I write these few pages, as I think in after years, if we live, the impressions now put down will recall more vividly her chief characteristics. From whatever point I look back at her, the main feature in her disposition which at once rises before me is her buoyant joyousness, tempered by two other characteristics; namely, her sensitiveness, which might easily have been overlooked by a stranger, and her strong affection. Her joyousness and animal spirits radiated from her whole countenance, and rendered every movement elastic and full of life and vigor. It was delightful and cheerful to behold her. Her dear face now rises before me, as she used sometimes to come running down-stairs with a stolen pinch of snuff for me, her whole form radiant with the pleasure of giving pleasure. Even when playing with her cousins, when her joyousness almost passed into boisterousness, a single glance of my eye, not of displeasure (for I thank God I hardly ever cast one on her), but of want of sympathy, would for some minutes alter her whole countenance.

The other point in her character, which made her joyousness and spirits so delightful, was her strong affection, which was of a most clinging, fondling nature. When quite a baby this showed itself in never being easy without touching her mother when in bed with her; and quite lately she would, when poorly, fondle for any length of time one of her mother's arms. When very unwell, her mother lying down beside her seemed to soothe her in a manner quite different from what it would have done to any of our other children. So again she would at almost any time spend half an hour in arranging my hair, "making it," as she called it, "beautiful," or in smoothing, the poor dear darling! my collar or cuffs—in short, in fondling me.

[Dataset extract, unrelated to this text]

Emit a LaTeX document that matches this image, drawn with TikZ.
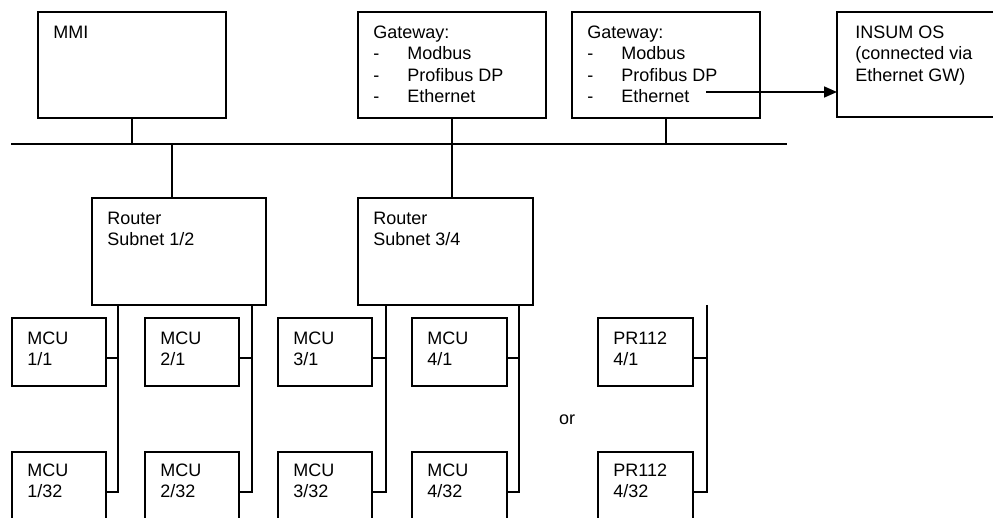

Besides her joyousness thus tempered, she was in her manners remarkably cordial, frank, open, straightforward, natural, and without any shade of reserve. Her whole mind was pure and transparent. One felt one knew her thoroughly and could trust her. I always thought that come what might, we should have had in our old age at least one loving soul which nothing could have changed. All her movements were vigorous, active, and usually graceful. When going round the Sand-walk with me, although I walked fast, yet she often used to go before, pirouetting in the most elegant way, her dear face bright all the time with the sweetest smiles. Occasionally she had a pretty coquettish manner towards me, the memory of which is charming. She often used exaggerated language, and when I quizzed her by exaggerating what she had said, how clearly can I now see the little toss of the head, and exclamation of "Oh, papa, what a shame of you!" In the last short illness, her conduct in simple truth was angelic. She never once complained; never became fretful; was ever considerate of others, and was thankful in the most gentle, pathetic manner for everything done for her. When so exhausted that she could hardly speak, she praised everything that was given her, and said some tea "was beautifully good." When I gave her some water she said, "I quite thank you;" and these I believe were the last precious words ever addressed by her dear lips to me.

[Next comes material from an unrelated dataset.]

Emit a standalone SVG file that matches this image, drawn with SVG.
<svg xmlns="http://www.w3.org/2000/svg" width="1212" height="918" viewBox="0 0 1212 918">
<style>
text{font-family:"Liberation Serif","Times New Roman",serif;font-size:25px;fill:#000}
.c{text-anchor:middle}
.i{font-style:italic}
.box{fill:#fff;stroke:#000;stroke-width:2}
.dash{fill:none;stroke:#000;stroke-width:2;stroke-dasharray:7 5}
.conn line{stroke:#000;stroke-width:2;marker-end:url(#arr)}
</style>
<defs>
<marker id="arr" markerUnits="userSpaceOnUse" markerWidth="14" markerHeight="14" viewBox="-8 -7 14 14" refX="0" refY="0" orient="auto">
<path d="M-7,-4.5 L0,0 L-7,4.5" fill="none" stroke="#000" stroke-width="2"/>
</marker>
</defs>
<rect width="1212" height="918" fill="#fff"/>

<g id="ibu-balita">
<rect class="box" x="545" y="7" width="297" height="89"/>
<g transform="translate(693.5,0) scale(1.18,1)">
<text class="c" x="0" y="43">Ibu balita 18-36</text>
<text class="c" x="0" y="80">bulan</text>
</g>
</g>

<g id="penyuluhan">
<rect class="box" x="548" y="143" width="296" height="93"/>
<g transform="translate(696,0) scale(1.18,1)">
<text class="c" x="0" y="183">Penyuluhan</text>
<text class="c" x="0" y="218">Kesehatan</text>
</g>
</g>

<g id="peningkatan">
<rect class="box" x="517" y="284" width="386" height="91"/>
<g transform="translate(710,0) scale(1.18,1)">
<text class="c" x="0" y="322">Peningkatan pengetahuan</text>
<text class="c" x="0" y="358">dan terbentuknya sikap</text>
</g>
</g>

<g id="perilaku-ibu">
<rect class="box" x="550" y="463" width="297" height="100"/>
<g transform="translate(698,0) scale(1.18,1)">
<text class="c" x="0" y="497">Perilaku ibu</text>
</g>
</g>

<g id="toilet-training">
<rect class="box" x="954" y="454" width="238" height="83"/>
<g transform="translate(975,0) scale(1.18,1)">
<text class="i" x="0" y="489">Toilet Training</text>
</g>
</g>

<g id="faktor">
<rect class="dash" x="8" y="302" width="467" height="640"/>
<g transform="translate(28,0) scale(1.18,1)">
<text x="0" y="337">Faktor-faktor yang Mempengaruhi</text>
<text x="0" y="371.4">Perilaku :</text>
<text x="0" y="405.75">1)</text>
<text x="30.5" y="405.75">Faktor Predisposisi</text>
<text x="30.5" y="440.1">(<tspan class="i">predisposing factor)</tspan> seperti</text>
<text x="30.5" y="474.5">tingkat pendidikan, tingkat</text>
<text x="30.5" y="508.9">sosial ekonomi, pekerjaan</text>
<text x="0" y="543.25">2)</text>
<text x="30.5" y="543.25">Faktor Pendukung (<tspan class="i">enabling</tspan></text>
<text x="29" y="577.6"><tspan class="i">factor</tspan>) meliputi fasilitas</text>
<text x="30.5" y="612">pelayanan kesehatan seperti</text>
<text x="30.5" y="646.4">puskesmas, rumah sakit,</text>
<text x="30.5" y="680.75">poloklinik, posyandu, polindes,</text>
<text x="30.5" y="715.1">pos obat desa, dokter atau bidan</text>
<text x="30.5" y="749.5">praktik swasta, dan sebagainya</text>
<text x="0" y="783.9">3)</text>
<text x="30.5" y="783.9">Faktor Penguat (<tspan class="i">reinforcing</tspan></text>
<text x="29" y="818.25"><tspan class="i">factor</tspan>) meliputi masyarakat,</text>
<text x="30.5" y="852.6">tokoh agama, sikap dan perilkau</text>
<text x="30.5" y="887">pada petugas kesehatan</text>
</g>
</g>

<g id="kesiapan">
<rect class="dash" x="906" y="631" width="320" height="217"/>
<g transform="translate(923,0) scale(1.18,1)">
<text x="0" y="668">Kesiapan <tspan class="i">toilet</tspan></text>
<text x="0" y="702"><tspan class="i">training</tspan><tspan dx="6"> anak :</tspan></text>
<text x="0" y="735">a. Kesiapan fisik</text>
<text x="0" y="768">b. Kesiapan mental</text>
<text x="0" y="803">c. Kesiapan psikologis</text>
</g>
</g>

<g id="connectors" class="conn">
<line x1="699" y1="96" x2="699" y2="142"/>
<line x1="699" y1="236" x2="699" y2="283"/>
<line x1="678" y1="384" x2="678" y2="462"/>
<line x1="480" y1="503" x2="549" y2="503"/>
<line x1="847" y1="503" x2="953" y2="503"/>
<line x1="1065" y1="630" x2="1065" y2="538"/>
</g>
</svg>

We have lost the joy of the household and the solace of our old age. She must have known how we loved her. Oh that she could now know how deeply, how tenderly, we do still and shall ever love her dear joyous face! Blessings on her!

April 30th, 1851.

RELIGIOUS VIEWS

From 'Life and Letters'

I am much engaged, an old man, and out of health, and I cannot spare time to answer your questions fully,—nor indeed can they be answered. Science has nothing to do with Christ, except in so far as the habit of scientific research makes a man cautious in admitting evidence. For myself, I do not believe that there ever has been any revelation. As for a future life, every man must judge for himself between conflicting vague probabilities....

During these two years [October 1836 to January 1839] I was led to think much about religion.

Whilst on board the Beagle I was quite orthodox, and I remember being heartily laughed at by several of the officers (though themselves orthodox) for quoting the Bible as an unanswerable authority on some point of morality. I suppose it was the novelty of the argument that amused them. But I had gradually come by this time—i.e. 1836 to 1839—to see that the Old Testament was no more to be trusted than the sacred books of the Hindoos. The question then continually rose before my mind and would not be banished,—is it credible that if God were now to make a revelation to the Hindoos, he would permit it to be connected with the belief in Vishnu, Siva, etc., as Christianity is connected with the Old Testament? This appeared to me utterly incredible.